Getting a handle on Strategic Communication

I have been in many discussions over the past few weeks concerning DoD's efforts at "Strategic Communication." In one discussion I was asked, "just what is 'strategic communication' and why can't DoD get a handle on it?"

A fair question and one I've heard often. I thought it time to put this down in print. "Strategic Communication" is the deliberate application of information and boils down to: Who do I need to know What, Why do I need them to know it, When do I need them to know it, Where are they, and How do I reach them. A relatively simple task that scales with the complexity of the goal you are planning to achieve. It is also a matter of situational awareness as a friend of mine pointed out, "As I reflected on our discussion, I thought about my old commander, Maj. Gen. John H. Admire, Commander of the First Marine Division, and his saying for good situational awareness. He told us to ask ourselves, 'What do I know? Who needs to know? and Have I told them?'"

Strategic Communication is a process to enhance situational awareness of an organization's movement toward a goal in which there are many stakeholders. The same process exists in other efforts such as the Military Decision Making Process. In commercial business administration and marketing it is known as backward planning. The process itself is well know but we haven't related it to the process of communication. The process begins with the goal and works backward to plan how to achieve it. Which brings me to the second question, "Why can't we get a handle on it?"

I believe it is because we have the wrong mental model for strategic communication. In some circles the model is depicted as an orchestra. In an orchestra everyone has their instrument and their piece of the music but they must play in tune and time with every other person. While this model has it's truths, I believe it is inaccurate for communication. To communicate means to "share" or "to make common." Communication is about action, moving something from one place to another. Communication is about doing things; human beings doing. This orchestra model leaves out the audience. They have either to like the music or not but are not considered part of the outcome.

Let's review Jack's Laws of Communication:

Jack's 1st Law of Communication - In absence of a net force, information at rest will remain at rest.

Jack's 2nd Law of Communication - Information experiencing a net force experiences Communication. Therefore, Communication is Information in action.

Jack's 3rd Law of Communication - For every Communication (Information in action), there is an equal and opposite Communication (Information Reaction).

Communication is about "doing" things.

And now let's review Jack's Laws of Information:

Jack's 1st Law of Information - Information is power, but only powerFUL when communicated.

Jack's 2nd Law of Information - Information AS power is measured by the difference between communication "intent" and "effect."

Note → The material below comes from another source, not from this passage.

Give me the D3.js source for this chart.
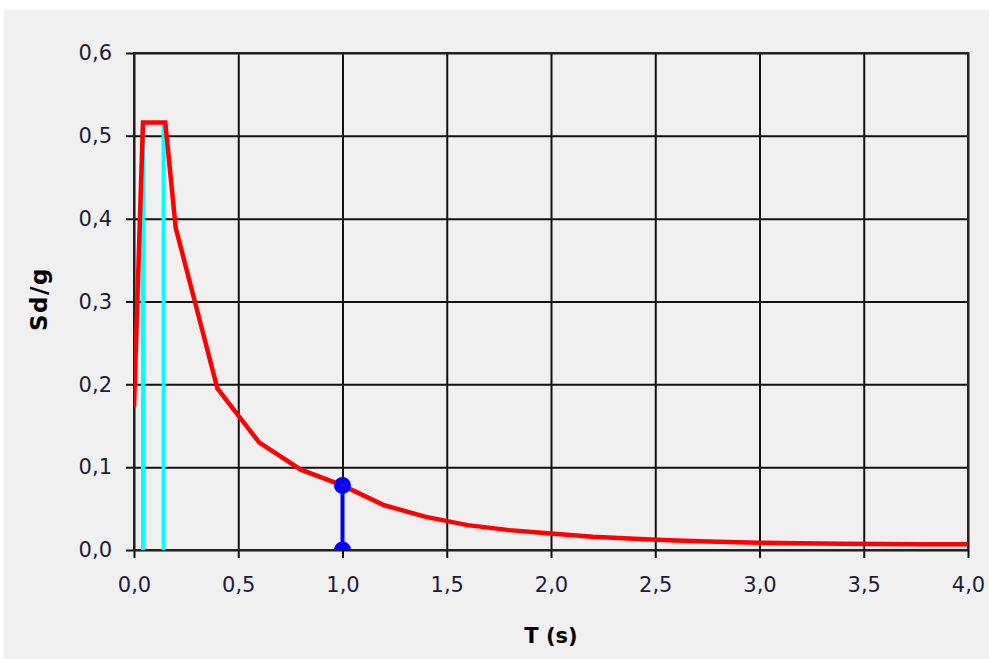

Jack's 3rd Law of Information - Proficiency in wielding information as power is the difference between reacting and responding.

As I mentioned, Strategic Communication is the deliberate application of information.

I believe a better model is that of a movie. Every movie begins with "The End." No producer will put a dime to any project until he, the director and the writer know what they want the audience to leave the theatre with. Then the project is put together line upon line, frame by frame, scene by scene in a logical sequence of the situational awareness of the characters that takes audience from one place to another; moved from one understanding to another. It is about storytelling and to tell a story you must have in mind the end from the beginning.

It is also important to understand that it is everyone's responsibility to become situationally aware.

To paraphrase Maj. Gen. Admire, we too many times don't ask ourselves, "What don't I know? Who knows what I need to know? and How do I find them?"

Strategic Communication is about engaging and being engaged by all the stakeholders and helping them understand events as they occur in the accomplishment of the goal. For the US Government and especially the DoD the public is a primary stakeholder, an audience whose actions have a direct effect on the outcome.

Those charged with communicating with the public are the Public Affairs Officers. Public Affairs Officers too many times are not at the planning sessions, sometimes by omission sometimes by commission. This goes for businesses and their public relations people as well. They are left out of the planning and therefore unable to know the nuances of why what is happening is happening or what it actually means to the goal or objective. They can be very good at reporting on the events that are happening, but without an understanding of the original reasoning behind why an action is being taken they cannot explain it well in the proper context.

It is not for the Public Affairs Officers to create the perceptions or understanding they want, but to communicate the commander's intent and explain events within that context. The role of the Public Affairs Officer is not to just be a trusted advisor to the commander or the flak jacket you put out in front of the press. The Public Affairs Officer is to be a trusted member of the team that works to build understanding between the commander, the command staff, the troops in the field and the public. Promoting and enhancing situational awareness is a command responsibility that falls to the Public Affairs Officer; but again, it is everyone's responsibility to become situationally aware.

We must ask ourselves: What do I know? Who needs to know? Have I told them? What don't I know? Who knows what I need to know? and How do I find them?

Charles J. "Jack" Holt III is the Senior Strategist for Emerging Media for the Dept. of Defense and adjunct lecturer at Georgetown University.